> _WORK TO DO_
Copy each line of the entries that contains the word "with".

> _DATASET ENTRIES_
━━━━━━━━━━
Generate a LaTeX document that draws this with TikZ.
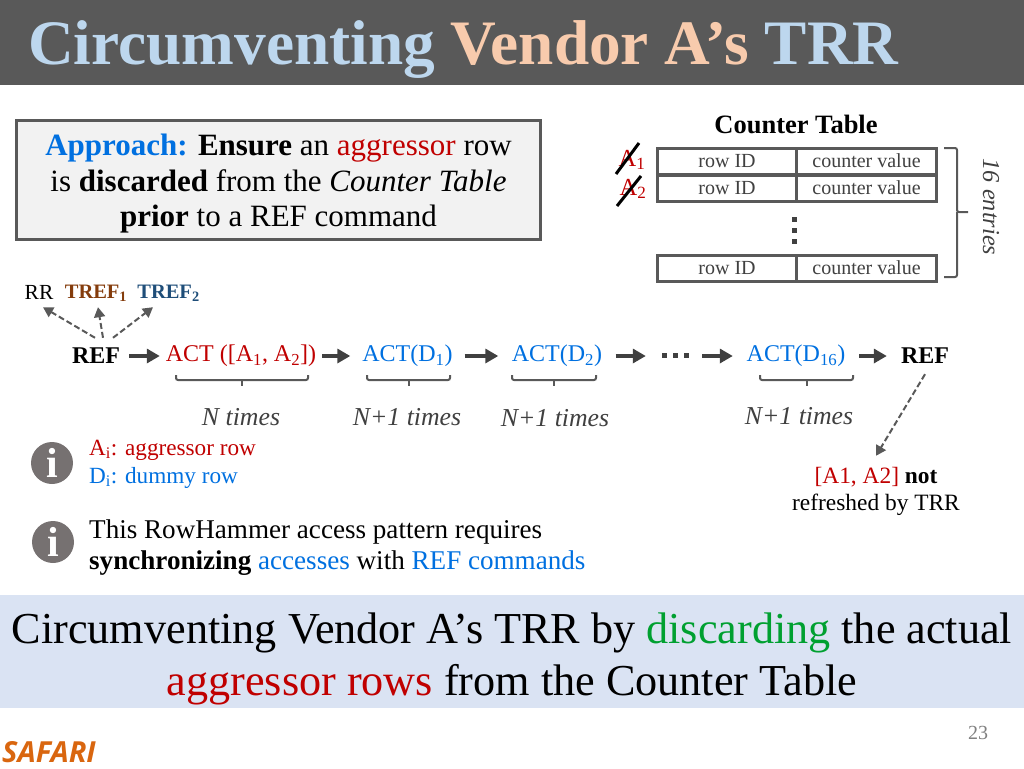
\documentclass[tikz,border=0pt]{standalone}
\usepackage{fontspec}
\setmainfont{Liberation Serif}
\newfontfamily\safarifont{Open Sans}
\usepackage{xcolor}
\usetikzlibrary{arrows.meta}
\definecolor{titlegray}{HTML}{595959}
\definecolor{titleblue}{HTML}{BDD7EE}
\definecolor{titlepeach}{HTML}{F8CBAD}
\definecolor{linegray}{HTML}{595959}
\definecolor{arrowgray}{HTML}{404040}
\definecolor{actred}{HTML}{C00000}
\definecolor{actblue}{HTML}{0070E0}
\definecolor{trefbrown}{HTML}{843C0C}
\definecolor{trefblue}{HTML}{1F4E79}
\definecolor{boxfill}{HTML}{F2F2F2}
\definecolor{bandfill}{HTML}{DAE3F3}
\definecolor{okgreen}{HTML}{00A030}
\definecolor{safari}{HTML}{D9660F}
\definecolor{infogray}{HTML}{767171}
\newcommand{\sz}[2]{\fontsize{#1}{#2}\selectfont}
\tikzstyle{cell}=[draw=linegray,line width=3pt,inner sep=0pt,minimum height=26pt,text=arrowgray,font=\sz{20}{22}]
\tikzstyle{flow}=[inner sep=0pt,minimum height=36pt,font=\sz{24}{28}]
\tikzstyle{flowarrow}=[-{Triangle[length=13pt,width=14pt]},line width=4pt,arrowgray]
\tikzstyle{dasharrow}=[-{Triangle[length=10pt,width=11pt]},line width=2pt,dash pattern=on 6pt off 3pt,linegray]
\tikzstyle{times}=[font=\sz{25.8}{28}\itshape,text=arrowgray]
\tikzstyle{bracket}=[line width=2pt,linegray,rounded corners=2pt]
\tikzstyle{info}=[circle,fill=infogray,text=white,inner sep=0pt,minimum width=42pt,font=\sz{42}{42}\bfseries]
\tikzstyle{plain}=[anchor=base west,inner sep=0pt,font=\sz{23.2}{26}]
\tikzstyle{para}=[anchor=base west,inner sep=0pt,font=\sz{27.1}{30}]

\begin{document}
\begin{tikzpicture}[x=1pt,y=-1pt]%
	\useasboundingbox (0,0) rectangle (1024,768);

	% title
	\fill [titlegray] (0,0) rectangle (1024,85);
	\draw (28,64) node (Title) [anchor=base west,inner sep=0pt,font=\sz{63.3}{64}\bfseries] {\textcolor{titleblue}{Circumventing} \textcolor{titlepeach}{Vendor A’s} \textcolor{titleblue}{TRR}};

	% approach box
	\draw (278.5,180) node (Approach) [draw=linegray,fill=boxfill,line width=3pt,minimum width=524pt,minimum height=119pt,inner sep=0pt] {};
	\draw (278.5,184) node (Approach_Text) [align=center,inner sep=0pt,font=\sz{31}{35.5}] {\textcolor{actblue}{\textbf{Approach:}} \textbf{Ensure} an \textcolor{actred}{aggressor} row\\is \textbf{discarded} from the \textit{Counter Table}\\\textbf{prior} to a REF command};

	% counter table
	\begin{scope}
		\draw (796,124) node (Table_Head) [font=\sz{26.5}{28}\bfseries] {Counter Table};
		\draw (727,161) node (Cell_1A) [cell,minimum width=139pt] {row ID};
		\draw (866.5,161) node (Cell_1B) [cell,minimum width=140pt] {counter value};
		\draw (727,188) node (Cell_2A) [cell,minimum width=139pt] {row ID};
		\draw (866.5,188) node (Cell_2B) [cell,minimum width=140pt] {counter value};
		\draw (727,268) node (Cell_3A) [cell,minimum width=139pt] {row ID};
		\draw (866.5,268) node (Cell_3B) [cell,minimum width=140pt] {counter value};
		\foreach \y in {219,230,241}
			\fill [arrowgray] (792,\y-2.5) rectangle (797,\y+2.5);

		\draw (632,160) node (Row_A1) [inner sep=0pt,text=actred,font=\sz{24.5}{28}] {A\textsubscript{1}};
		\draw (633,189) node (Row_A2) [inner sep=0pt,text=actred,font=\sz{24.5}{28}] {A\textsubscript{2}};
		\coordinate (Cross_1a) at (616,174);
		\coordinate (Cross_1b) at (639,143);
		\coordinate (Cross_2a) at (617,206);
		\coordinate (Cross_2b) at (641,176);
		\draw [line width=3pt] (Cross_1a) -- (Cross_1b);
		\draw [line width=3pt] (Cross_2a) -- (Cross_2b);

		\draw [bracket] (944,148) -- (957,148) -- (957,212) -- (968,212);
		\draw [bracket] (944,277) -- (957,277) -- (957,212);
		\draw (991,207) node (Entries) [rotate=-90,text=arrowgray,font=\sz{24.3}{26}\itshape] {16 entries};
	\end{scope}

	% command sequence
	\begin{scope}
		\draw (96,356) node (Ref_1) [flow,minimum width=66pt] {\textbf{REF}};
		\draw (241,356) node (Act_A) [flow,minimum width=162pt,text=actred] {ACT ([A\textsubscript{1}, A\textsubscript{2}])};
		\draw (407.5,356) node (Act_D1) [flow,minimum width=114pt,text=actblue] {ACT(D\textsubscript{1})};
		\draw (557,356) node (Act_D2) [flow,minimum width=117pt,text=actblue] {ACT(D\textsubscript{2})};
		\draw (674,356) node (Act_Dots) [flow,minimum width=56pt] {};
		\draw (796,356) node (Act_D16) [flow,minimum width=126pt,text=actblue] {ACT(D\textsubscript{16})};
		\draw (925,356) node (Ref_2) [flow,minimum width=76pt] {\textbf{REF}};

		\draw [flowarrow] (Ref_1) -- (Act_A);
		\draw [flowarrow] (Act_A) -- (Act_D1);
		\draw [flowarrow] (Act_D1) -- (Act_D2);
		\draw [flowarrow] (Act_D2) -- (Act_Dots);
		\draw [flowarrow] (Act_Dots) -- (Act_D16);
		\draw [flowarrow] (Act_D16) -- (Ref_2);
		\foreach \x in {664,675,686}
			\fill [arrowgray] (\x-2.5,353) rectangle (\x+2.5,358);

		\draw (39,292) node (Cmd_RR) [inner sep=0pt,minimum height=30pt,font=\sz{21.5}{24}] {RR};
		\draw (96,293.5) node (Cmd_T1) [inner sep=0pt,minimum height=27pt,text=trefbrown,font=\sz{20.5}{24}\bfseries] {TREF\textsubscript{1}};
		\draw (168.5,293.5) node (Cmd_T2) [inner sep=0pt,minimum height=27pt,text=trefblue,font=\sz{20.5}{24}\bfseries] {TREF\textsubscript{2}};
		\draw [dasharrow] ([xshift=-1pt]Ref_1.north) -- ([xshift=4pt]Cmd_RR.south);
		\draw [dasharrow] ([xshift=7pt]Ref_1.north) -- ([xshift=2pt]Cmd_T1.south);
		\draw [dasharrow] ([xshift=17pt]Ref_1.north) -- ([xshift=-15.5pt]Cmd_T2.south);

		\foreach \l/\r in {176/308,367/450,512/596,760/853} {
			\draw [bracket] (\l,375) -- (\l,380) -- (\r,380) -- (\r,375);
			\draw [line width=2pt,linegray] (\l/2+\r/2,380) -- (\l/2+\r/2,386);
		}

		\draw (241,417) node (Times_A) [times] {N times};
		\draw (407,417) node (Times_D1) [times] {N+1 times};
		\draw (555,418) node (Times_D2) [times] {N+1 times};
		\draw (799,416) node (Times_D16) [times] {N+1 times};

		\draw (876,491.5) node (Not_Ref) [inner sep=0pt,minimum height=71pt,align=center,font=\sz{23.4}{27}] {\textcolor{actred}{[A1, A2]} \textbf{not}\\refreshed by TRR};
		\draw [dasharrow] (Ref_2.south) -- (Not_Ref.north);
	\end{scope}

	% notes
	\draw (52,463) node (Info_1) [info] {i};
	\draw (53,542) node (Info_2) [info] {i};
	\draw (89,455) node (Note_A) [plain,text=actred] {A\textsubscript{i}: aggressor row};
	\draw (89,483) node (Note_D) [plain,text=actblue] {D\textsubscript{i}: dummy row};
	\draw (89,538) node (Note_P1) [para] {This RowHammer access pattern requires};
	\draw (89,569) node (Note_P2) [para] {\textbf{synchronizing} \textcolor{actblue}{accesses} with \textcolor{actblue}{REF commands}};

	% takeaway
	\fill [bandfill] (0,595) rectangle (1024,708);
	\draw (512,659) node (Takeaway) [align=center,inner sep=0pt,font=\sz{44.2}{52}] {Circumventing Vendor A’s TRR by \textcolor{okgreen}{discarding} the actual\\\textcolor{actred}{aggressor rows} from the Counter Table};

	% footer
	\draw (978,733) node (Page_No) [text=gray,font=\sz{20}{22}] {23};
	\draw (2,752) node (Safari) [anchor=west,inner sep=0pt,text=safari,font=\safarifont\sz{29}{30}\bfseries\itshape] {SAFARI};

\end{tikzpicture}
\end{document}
━━━━━━━━━━
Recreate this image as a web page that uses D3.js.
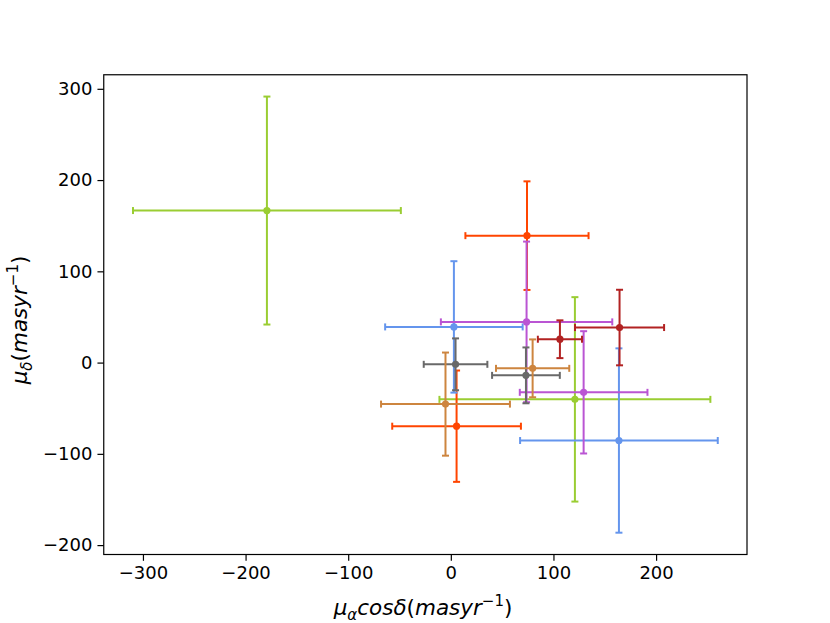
━━━━━━━━━━
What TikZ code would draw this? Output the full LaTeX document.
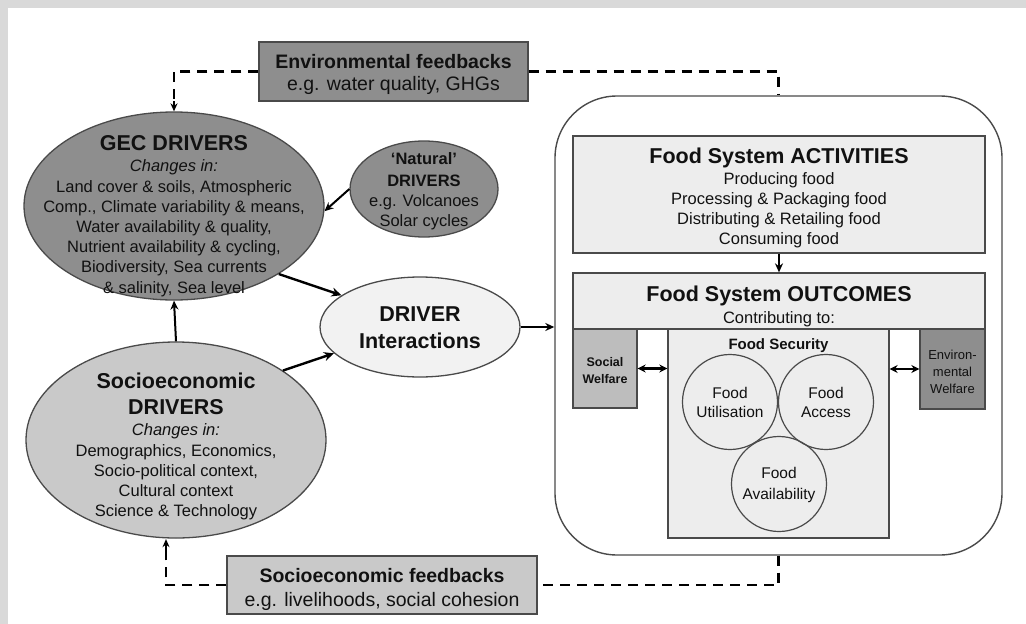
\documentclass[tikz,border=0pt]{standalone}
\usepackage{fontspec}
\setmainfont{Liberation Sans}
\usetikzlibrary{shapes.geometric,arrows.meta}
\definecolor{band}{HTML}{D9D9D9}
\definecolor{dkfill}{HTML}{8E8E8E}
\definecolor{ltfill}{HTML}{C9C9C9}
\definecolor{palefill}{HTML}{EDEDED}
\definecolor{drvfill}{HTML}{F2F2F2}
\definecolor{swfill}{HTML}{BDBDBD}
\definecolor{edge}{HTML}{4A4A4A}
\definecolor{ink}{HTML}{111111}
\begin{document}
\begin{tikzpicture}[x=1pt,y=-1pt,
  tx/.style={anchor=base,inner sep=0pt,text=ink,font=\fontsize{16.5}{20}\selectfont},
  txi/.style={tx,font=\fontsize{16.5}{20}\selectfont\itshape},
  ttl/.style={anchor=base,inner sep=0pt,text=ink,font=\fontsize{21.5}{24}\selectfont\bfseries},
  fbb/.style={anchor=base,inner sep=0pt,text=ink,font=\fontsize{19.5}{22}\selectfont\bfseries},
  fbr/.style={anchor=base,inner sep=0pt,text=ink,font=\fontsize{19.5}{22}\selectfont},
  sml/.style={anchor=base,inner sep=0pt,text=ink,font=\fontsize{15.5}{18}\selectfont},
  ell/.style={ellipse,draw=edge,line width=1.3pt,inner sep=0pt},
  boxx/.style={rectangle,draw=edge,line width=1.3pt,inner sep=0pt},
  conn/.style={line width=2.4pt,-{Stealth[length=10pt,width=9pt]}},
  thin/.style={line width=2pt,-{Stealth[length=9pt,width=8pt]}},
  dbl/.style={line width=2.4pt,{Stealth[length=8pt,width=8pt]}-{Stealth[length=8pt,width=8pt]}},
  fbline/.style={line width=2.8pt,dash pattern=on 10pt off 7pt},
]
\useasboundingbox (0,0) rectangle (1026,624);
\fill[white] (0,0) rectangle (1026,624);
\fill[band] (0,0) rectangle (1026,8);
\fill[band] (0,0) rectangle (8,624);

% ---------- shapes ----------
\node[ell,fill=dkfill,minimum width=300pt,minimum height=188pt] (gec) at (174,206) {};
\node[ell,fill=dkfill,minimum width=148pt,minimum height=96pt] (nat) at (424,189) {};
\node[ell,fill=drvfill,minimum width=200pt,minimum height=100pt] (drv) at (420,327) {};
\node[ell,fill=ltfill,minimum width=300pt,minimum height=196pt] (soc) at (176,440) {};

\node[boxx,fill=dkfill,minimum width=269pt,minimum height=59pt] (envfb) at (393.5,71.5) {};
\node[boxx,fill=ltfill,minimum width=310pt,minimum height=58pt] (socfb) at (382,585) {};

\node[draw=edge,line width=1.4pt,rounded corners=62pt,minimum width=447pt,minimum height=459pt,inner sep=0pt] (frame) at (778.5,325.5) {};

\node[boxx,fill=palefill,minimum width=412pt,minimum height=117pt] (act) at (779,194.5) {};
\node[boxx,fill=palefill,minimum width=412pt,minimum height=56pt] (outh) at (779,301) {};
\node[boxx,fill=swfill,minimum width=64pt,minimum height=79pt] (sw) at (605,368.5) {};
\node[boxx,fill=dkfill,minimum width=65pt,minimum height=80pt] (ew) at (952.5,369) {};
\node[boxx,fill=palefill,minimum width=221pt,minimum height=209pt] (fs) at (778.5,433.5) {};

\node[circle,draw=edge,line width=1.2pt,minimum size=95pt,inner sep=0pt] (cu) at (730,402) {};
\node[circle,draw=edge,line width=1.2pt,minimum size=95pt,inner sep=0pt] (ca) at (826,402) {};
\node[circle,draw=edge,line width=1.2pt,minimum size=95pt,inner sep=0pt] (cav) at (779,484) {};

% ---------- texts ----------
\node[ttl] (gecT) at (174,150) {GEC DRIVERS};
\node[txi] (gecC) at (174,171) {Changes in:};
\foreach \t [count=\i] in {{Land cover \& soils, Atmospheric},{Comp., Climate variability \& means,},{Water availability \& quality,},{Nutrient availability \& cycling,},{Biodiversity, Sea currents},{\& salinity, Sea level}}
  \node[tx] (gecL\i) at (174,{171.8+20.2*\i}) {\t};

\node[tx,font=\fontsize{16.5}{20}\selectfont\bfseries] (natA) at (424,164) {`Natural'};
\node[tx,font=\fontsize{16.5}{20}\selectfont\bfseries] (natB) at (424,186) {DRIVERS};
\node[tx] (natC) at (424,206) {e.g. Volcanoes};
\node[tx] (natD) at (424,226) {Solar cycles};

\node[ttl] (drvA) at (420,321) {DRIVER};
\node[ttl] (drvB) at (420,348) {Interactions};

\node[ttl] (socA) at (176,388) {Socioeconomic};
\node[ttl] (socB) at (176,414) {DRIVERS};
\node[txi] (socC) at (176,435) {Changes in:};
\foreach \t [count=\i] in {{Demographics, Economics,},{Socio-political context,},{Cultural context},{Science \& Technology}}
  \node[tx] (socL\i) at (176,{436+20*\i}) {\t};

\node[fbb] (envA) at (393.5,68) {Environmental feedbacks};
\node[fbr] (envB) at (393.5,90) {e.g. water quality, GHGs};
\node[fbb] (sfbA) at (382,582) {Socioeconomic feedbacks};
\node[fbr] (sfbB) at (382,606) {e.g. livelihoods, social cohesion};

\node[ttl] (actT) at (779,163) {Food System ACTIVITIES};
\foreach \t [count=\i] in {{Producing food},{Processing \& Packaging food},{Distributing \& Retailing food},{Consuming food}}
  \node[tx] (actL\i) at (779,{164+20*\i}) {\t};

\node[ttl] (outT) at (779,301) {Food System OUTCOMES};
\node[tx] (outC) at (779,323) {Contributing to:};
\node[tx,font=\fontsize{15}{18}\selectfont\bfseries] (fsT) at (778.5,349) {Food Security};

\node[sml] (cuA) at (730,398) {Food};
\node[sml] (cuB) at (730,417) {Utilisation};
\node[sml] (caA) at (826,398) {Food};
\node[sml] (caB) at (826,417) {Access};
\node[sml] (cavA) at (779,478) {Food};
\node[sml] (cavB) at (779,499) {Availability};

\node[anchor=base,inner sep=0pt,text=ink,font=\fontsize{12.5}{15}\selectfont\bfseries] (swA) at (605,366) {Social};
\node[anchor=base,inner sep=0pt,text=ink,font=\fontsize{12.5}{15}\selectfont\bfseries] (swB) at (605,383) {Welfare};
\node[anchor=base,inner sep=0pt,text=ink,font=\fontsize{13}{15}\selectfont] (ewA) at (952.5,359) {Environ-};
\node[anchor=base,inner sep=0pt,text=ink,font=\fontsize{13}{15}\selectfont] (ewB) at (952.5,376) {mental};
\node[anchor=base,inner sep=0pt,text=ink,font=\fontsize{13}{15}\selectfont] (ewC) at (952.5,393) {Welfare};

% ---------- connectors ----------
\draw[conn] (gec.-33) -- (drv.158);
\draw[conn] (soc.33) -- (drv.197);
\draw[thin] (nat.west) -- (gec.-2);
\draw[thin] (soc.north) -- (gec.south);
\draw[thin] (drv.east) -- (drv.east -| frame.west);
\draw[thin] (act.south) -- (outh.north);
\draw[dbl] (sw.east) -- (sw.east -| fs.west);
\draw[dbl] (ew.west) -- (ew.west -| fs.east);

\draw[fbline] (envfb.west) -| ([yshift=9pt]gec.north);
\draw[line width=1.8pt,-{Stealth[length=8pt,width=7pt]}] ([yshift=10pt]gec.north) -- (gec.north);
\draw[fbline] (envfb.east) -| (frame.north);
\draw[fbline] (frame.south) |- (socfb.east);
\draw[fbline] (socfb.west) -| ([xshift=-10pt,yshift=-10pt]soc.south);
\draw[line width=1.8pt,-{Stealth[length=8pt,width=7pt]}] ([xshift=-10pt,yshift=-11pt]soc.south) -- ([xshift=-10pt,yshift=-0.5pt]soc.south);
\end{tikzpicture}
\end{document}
━━━━━━━━━━
> _WRITTEN SOLUTION_
Generate a LaTeX document that draws this with TikZ.
	\draw (89,569) node (Note_P2) [para] {\textbf{synchronizing} \textcolor{actblue}{accesses} with \textcolor{actblue}{REF commands}};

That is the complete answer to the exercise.